Третье – это прозрачность и введение агентов со стороны: в армии это самые разные агенты,от некоммерческих организаций, таких как «Солдатские матери», до прокуратуры, которая, как мне недавно объяснял один недавно служивший, приезжает раз в две недели и осматривает всех служащих. Если есть синяки, и особенно на лице, шее и груди, то спрашивает, откуда это. Агент, извне приходящий, очень разряжает атмосферу.
Хорошая новость состоит в том, что менталитета как некой стабильной структуры не существует. Существуют социальные нормы, которые меняются, они подвержены трансформации. Все, о чем мы сейчас говорили – это инструменты для изменения социальных норм. Было стыдно жаловаться, стало не стыдно. Слово “ябедничество” ушло из активного словаря. Идея «дай сам сдачи, бей в нос» тоже как-то потеряла свою популярность, хотя еще время от времени встречается.
Когда мы говорим о том, в какой стране насилия больше, в какой меньше, где нравы толерантнее, где они менее толерантны, мы должны держать в голове две вещи. Первая – это подвижность социальной нормы. Человек – очень пластичное и очень адаптивное существо. Никакой колеи у него в голове не существует, именно поэтому воспитание возможно, именно поэтому дети не полностью повторяют своих родителей, поэтому социумы меняются, иногда до неузнаваемости.

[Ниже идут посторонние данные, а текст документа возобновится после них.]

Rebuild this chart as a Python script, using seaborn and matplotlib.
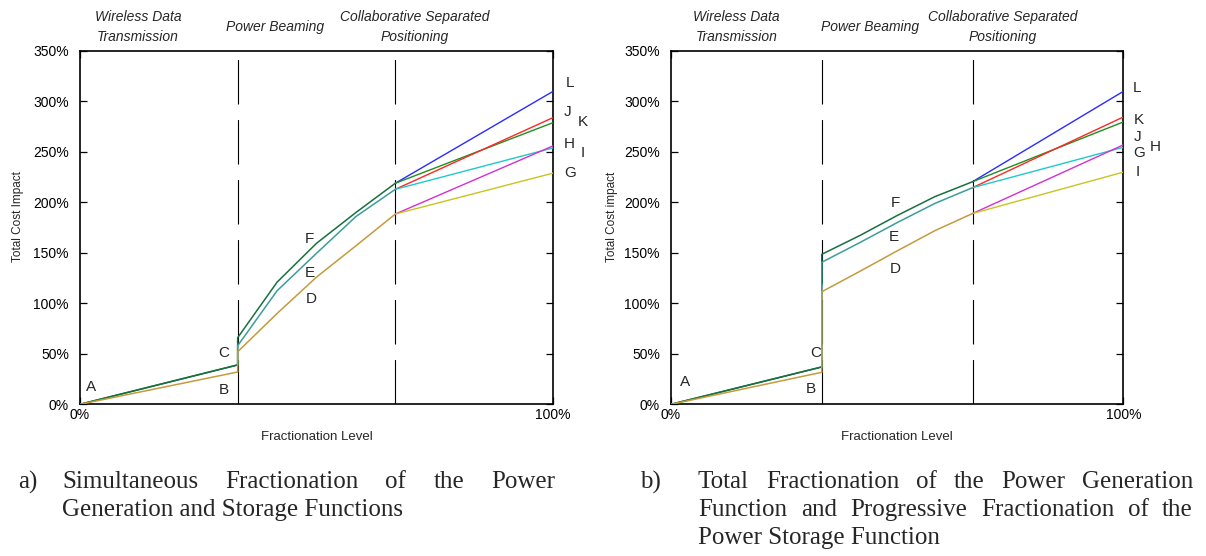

Второе. Поведенческие практики становятся видимыми, когда они перестают быть нормальными. То, что является нормой, мы не замечаем, она попадает в наше слепое пятно. Из этого есть одно следствие: когда насилие перестает быть нормой, кажется, что его стало больше, потому что на него начинают обращать внимание. То, что мы с вами сейчас это обсуждаем, говорит о том, что это перестало быть нормальным. То, что мы обозначили как проблему, с тем мы готовы иметь дело, с тем мы готовы работать – значит, это будет решаться.